Now looking ahead, under SB 743, the focus of transportation-related environmental impact analysis under CEQA will shift from reducing driver delay (vehicle LOS) to reducing greenhouse gas emissions, an outcome that multimodal networks, and mixes of walkable land uses tend to promote.
What Happens When You Change Goals
The enactments of AB 32 and SB 743 have interesting ramifications that go beyond just GHG measurement and reduction goals.
Because the assessments of project impact under CEQA are legally challengeable, the agencies responsible for determining project impacts need to have legally defensible traffic and transportation models that measure GHG and the amount of auto travel per capita, etc.
The requirement for legally defensible tools means that the models and data used to analyze impacts need to be demonstrably good at predicting not only automobile travel, but all of the other ways that people may travel that traditional, auto-oriented forecasting tools have tended to neglect.

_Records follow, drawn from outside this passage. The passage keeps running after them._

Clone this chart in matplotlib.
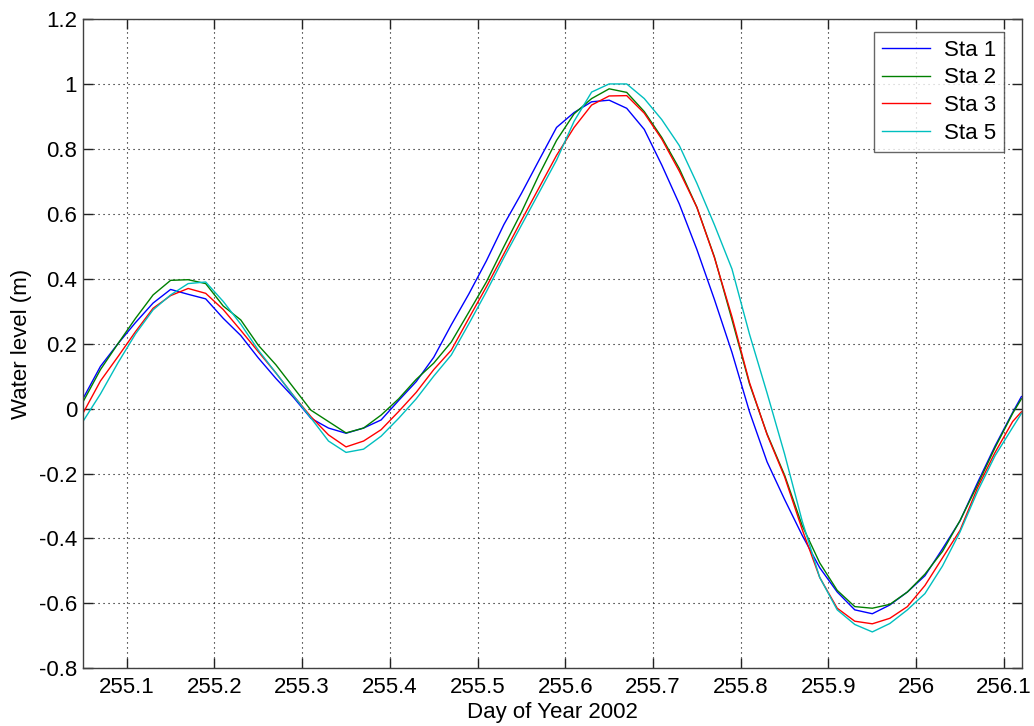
import matplotlib
matplotlib.use("Agg")
import matplotlib.pyplot as plt
from matplotlib.ticker import FuncFormatter, MultipleLocator

plt.rcParams['font.family'] = ['Liberation Sans', 'DejaVu Sans']
plt.rcParams['axes.unicode_minus'] = False

day = [255.05, 255.07, 255.09, 255.11, 255.13, 255.15, 255.17, 255.19, 255.21, 255.23,
       255.25, 255.27, 255.29, 255.31, 255.33, 255.35, 255.37, 255.39, 255.41, 255.43,
       255.45, 255.47, 255.49, 255.51, 255.53, 255.55, 255.57, 255.59, 255.61, 255.63,
       255.65, 255.67, 255.69, 255.71, 255.73, 255.75, 255.77, 255.79, 255.81, 255.83,
       255.85, 255.87, 255.89, 255.91, 255.93, 255.95, 255.97, 255.99, 256.01, 256.03,
       256.05, 256.07, 256.09, 256.11, 256.12]

sta1 = [0.03, 0.13, 0.20, 0.265, 0.325, 0.367, 0.352, 0.338, 0.278, 0.225,
        0.156, 0.093, 0.035, -0.03, -0.06, -0.076, -0.06, -0.035, 0.025, 0.083,
        0.158, 0.258, 0.353, 0.455, 0.567, 0.663, 0.765, 0.866, 0.912, 0.945,
        0.95, 0.925, 0.86, 0.75, 0.63, 0.49, 0.336, 0.173, -0.01, -0.164,
        -0.28, -0.39, -0.49, -0.565, -0.62, -0.632, -0.605, -0.565, -0.515, -0.432,
        -0.346, -0.228, -0.115, -0.012, 0.037]

sta2 = [0.02, 0.12, 0.20, 0.278, 0.35, 0.395, 0.397, 0.385, 0.316, 0.273,
        0.195, 0.135, 0.065, -0.005, -0.04, -0.075, -0.06, -0.02, 0.03, 0.09,
        0.14, 0.205, 0.297, 0.39, 0.499, 0.605, 0.72, 0.826, 0.908, 0.955,
        0.985, 0.974, 0.915, 0.835, 0.739, 0.62, 0.467, 0.274, 0.076, -0.078,
        -0.205, -0.36, -0.475, -0.56, -0.61, -0.615, -0.603, -0.565, -0.51, -0.44,
        -0.345, -0.235, -0.12, -0.015, 0.03]

sta3 = [-0.015, 0.085, 0.16, 0.237, 0.309, 0.348, 0.37, 0.355, 0.305, 0.241,
        0.175, 0.11, 0.04, -0.025, -0.081, -0.118, -0.1, -0.065, -0.009, 0.05,
        0.12, 0.18, 0.278, 0.375, 0.477, 0.58, 0.68, 0.78, 0.866, 0.935,
        0.963, 0.964, 0.91, 0.83, 0.731, 0.62, 0.465, 0.283, 0.08, -0.08,
        -0.21, -0.372, -0.52, -0.615, -0.655, -0.663, -0.646, -0.61, -0.545, -0.46,
        -0.375, -0.244, -0.135, -0.04, -0.01]

sta5 = [-0.04, 0.045, 0.141, 0.23, 0.304, 0.35, 0.385, 0.39, 0.33, 0.26,
        0.18, 0.11, 0.04, -0.029, -0.1, -0.135, -0.125, -0.085, -0.03, 0.03,
        0.1, 0.165, 0.261, 0.36, 0.465, 0.565, 0.665, 0.765, 0.885, 0.975,
        1.0, 1.0, 0.955, 0.89, 0.81, 0.694, 0.566, 0.43, 0.229, 0.048,
        -0.14, -0.346, -0.52, -0.62, -0.665, -0.688, -0.662, -0.62, -0.57, -0.485,
        -0.38, -0.255, -0.145, -0.058, -0.015]

labels = ["Sta 1", "Sta 2", "Sta 3", "Sta 5"]
colors = ["#0000ff", "#008000", "#ff0000", "#00bfbf"]

FS = 16

fig = plt.figure(figsize=(10.34, 7.26), dpi=100)
ax = fig.add_axes([0.080, 0.0795, 0.908, 0.8943])

for ser, lab, col in zip([sta1, sta2, sta3, sta5], labels, colors):
    ax.plot(day, ser, color=col, lw=1.0, label=lab)

ax.set_xlim(255.0498, 256.1202)
ax.set_ylim(-0.8, 1.2)
ax.xaxis.set_major_locator(MultipleLocator(0.1))
ax.yaxis.set_major_locator(MultipleLocator(0.2))
fmt = FuncFormatter(lambda v, p: "%g" % round(v, 4))
ax.xaxis.set_major_formatter(fmt)
ax.yaxis.set_major_formatter(fmt)

ax.grid(True, color='black', linestyle=(0, (1, 3.5)), linewidth=0.8)
ax.tick_params(direction='in', length=7, width=1, top=True, right=True,
               labelsize=FS, colors='#222222', labelcolor='black')
ax.tick_params(axis='x', pad=6)
ax.tick_params(axis='y', pad=4)
for s in ax.spines.values():
    s.set_color('#404040')
    s.set_linewidth(1.0)

ax.set_xlabel("Day of Year 2002", fontsize=FS, labelpad=3)
ax.set_ylabel("Water level (m)", fontsize=FS, labelpad=5)

leg = ax.legend(loc='upper right', bbox_to_anchor=(0.981, 0.98), fontsize=FS,
                frameon=True, fancybox=False, handlelength=2.2, handletextpad=0.6,
                labelspacing=0.3, borderpad=0.35, borderaxespad=0.0)
leg.get_frame().set_edgecolor('#404040')
leg.get_frame().set_linewidth(1.0)

fig.savefig("out.png", dpi=100)
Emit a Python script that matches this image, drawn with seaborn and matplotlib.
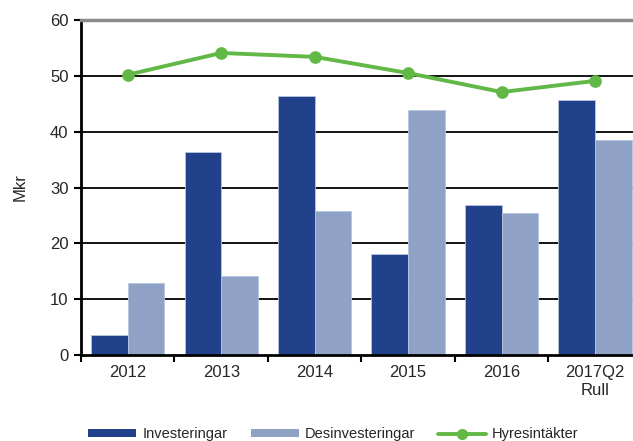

As a result, a new generation of transportation models has emerged that is better informed by data about how people behave in walkable, transit-oriented, mixed-use environments. New tools reflect TOD design elements such as street “griddedness,” “bike and pedestrian path connectivity,” path directness, etc. in regional transit forecasts, based on statistical analysis of transit ridership and how people get to transit stations in different kinds of development settings.
These improvements greatly reduce error rates in estimating transit ridership and in estimating how people will get to transit stations (for example, by driving and parking, being dropped off, or by walking/biking). For example, one model has improved station ridership estimates for 18 out of 23 Caltrain stations and for 80% of BART stations. The graphics below illustrate this visually.
Transportation Demand Management - Better Predictions of Impact, and More Enforceable with Big Data
New transportation forecasting tools have combined with developments in big data analysis to increase the effectiveness of transportation demand management (TDM) as a way to reduce GHG emissions.
This is because on the one hand forecasting tools have become more sensitive to the role of travel demand management tools…and on the other hand because big data tools make it easier to monitor performance in real time without the need for costly or irregular surveys.
If you have a “No net new peak-hour trip goal hour” trip goal, as Stanford University does, big data tools that track where people are coming from to campus and by what routes and modes they do so, are key tools to help compare current GHG emissions to 1990 levels – and already by 2008 they were LESS THAN.
Parking permits for employees and students peaked in 2004 at 14,800 for a campus population of 32,000. By 2010 the number of permits had declined to 12,300.
The percentage of employees commuting in single-occupant vehicles dropped from 72 percent in 2002 to 42 percent in 2013, and is 39 percent for all university commuters, including students, today.
Many other corporate and educational campuses in California have agreed to car trip reduction goals like Stanford’s as a condition of local development approvals. The ability to accurately predict and regularly monitor performance makes TDM programs more appealing as a planning policy tool.
Raising Money for Transportation Projects
To advance the State’s AB 32 goals of reducing GHG emissions to 1990 levels by 2020, California established a cap and trade system that requires producers of GHG gases to purchase State-issued rights to emit gases.
Until recently, only large industrial firms were required to purchase cap and trade permits/credits.
But on January 1st of this year, motor fuel distributors were also required to participate in the purchasing of permits/credits, and the first auction in February generated $970 million in revenue to the State, 25% of which has been allocated by the legislature to the California High Speed Rail project.
Fuel distributors are expected to pass on this cost to motorists, who will likely pay about $0.10 more per gallon as a result, and $0.14 per gallon by 2020.
Based on revenue projections updated to reflect the February auction, the California HSR project can expect to receive almost $1 billion in revenues over the next two years, twice as much as forecast in the Governor’s budget.
While the political fragmentation of the Washington, DC region makes the adoption of this kind of cap-and-trade funding mechanism unlikely, it is still instructive as an example for policy makers in our region to be aware of.